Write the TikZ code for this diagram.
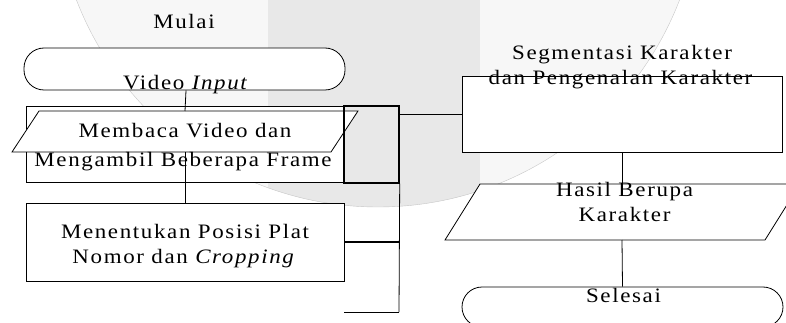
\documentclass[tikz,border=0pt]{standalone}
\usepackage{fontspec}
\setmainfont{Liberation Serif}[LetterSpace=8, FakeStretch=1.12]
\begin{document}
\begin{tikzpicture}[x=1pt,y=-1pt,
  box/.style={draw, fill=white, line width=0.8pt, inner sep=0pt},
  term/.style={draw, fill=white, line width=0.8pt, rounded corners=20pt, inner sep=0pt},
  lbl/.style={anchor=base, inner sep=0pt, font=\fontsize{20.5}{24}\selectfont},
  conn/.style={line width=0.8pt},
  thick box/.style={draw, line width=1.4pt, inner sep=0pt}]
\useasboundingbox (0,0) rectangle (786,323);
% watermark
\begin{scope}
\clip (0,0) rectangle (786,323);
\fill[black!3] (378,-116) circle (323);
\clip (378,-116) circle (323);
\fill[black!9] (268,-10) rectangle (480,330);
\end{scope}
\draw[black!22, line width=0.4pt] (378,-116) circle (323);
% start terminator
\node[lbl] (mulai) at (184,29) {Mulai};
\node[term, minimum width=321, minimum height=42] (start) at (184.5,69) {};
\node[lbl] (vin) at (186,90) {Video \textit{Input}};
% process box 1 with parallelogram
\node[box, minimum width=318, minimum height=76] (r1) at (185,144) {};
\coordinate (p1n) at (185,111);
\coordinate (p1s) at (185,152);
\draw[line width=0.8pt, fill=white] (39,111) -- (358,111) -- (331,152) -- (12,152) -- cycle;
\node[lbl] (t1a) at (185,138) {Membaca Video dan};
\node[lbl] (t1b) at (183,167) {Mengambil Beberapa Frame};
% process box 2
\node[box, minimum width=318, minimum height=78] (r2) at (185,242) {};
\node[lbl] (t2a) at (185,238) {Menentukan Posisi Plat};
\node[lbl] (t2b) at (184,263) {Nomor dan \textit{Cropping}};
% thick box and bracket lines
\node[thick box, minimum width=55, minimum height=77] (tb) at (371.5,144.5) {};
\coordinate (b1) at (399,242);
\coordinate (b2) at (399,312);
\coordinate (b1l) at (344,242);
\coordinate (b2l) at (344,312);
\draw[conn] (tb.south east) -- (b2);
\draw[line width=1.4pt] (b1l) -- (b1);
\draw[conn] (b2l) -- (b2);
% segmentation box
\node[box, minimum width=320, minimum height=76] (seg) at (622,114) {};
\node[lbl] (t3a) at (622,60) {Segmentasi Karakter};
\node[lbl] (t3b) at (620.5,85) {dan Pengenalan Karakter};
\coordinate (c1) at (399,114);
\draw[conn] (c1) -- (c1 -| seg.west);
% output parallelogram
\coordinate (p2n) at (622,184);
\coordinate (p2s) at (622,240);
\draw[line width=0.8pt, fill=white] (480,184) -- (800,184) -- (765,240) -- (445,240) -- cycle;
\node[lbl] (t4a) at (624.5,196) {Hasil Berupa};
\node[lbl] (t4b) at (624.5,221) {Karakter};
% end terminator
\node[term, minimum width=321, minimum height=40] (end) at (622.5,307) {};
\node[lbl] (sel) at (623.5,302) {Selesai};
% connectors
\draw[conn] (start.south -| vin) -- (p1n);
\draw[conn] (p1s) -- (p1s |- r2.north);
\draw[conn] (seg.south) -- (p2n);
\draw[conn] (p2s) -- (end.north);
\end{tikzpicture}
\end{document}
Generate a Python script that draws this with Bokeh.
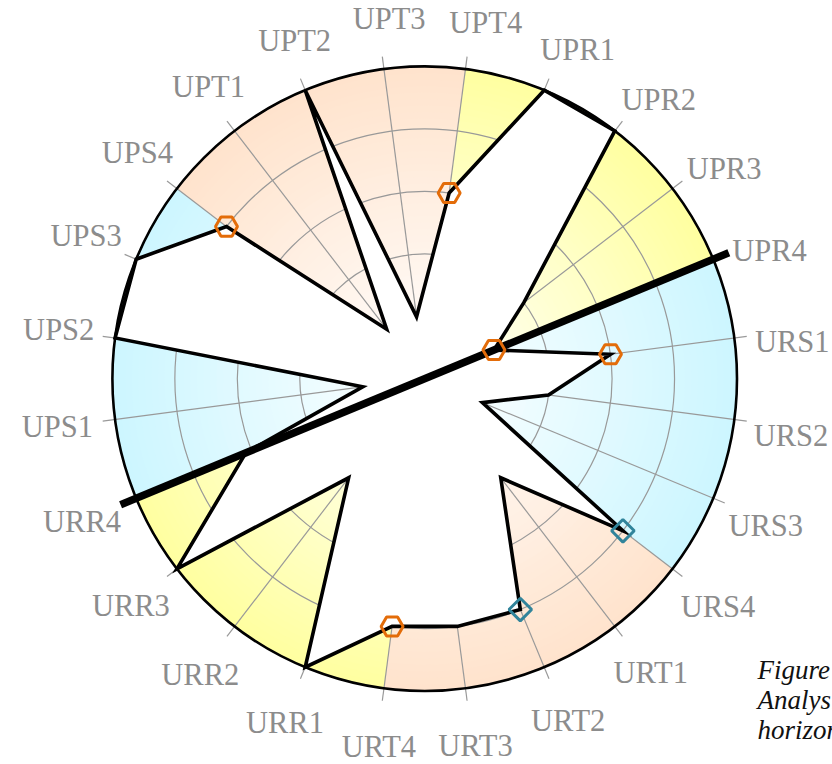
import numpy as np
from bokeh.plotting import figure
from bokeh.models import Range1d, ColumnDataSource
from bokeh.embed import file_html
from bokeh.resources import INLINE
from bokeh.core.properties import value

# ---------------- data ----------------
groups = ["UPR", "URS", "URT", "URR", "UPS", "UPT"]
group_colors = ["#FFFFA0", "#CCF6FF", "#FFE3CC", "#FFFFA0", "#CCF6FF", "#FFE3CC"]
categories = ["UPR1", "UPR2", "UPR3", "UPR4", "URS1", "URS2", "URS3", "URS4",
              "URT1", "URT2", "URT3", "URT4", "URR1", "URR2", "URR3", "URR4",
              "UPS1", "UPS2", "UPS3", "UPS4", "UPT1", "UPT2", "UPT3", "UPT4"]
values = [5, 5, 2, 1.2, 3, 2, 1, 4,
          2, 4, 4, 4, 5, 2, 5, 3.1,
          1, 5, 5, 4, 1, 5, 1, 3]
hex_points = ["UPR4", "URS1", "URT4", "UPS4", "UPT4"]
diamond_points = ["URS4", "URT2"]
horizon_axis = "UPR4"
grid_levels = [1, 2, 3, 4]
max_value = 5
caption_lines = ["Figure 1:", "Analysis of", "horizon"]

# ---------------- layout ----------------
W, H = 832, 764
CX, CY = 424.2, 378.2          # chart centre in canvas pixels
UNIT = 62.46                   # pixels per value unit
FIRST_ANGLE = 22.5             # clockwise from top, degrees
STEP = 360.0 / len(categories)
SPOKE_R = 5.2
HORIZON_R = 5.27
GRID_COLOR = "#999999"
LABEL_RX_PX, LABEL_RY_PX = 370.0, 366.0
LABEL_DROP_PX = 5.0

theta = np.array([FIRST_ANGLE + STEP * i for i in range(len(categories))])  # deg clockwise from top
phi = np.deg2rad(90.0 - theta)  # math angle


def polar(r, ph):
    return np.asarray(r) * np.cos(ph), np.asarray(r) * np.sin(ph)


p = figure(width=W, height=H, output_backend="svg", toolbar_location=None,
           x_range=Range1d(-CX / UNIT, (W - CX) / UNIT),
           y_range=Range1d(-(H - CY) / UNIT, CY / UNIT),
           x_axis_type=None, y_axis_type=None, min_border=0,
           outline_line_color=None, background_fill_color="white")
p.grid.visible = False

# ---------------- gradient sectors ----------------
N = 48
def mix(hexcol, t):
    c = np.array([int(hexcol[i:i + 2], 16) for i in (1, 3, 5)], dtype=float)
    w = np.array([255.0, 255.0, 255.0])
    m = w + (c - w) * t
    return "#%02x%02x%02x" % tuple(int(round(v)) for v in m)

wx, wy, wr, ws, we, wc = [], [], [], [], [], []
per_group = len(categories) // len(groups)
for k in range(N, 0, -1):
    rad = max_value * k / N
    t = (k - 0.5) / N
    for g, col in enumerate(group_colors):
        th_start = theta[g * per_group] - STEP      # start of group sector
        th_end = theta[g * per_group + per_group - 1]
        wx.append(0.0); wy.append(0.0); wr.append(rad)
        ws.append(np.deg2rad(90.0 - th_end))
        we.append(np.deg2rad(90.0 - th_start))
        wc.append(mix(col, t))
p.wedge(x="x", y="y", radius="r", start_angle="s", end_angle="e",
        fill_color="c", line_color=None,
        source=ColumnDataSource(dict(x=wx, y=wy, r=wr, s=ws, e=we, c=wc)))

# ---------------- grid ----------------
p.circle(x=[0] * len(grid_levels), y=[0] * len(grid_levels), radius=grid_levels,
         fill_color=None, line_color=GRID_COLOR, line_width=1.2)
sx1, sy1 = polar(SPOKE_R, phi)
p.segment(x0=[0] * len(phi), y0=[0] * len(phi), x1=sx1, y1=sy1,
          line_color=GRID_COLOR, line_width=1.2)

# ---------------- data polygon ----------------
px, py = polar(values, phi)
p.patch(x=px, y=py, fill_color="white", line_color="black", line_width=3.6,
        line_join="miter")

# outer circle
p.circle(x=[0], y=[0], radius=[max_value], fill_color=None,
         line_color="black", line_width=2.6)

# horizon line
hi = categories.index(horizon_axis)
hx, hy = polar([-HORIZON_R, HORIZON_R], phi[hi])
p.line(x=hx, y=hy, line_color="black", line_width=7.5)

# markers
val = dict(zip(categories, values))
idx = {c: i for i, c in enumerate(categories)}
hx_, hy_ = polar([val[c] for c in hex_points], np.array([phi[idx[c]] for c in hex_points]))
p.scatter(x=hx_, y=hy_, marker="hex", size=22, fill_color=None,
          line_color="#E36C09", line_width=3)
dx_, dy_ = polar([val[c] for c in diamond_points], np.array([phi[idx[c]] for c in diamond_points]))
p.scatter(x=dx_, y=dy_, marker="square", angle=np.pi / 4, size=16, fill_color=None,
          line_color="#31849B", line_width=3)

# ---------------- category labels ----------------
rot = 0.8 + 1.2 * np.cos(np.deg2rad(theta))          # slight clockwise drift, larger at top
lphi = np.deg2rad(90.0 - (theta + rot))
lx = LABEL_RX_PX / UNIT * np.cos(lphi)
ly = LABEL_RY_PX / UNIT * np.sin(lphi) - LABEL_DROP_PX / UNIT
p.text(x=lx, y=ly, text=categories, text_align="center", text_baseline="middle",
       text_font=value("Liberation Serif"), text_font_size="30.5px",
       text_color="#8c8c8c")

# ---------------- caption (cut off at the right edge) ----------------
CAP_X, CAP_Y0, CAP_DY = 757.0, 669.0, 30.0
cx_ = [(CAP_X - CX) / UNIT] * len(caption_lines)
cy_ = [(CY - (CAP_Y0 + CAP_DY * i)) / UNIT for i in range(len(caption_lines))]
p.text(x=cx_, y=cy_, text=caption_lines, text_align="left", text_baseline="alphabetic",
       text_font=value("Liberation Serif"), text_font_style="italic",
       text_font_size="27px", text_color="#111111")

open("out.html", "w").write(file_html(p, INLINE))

::::

[Instruction] The first line to copy holds "Generate a Python", and the last holds "from bokeh.core.properties import value". Copy them and the lines between exactly, leaving out pictures.

[Task output]
Generate a Python script that draws this with Bokeh.
import numpy as np
from bokeh.plotting import figure
from bokeh.models import Range1d, ColumnDataSource
from bokeh.embed import file_html
from bokeh.resources import INLINE
from bokeh.core.properties import value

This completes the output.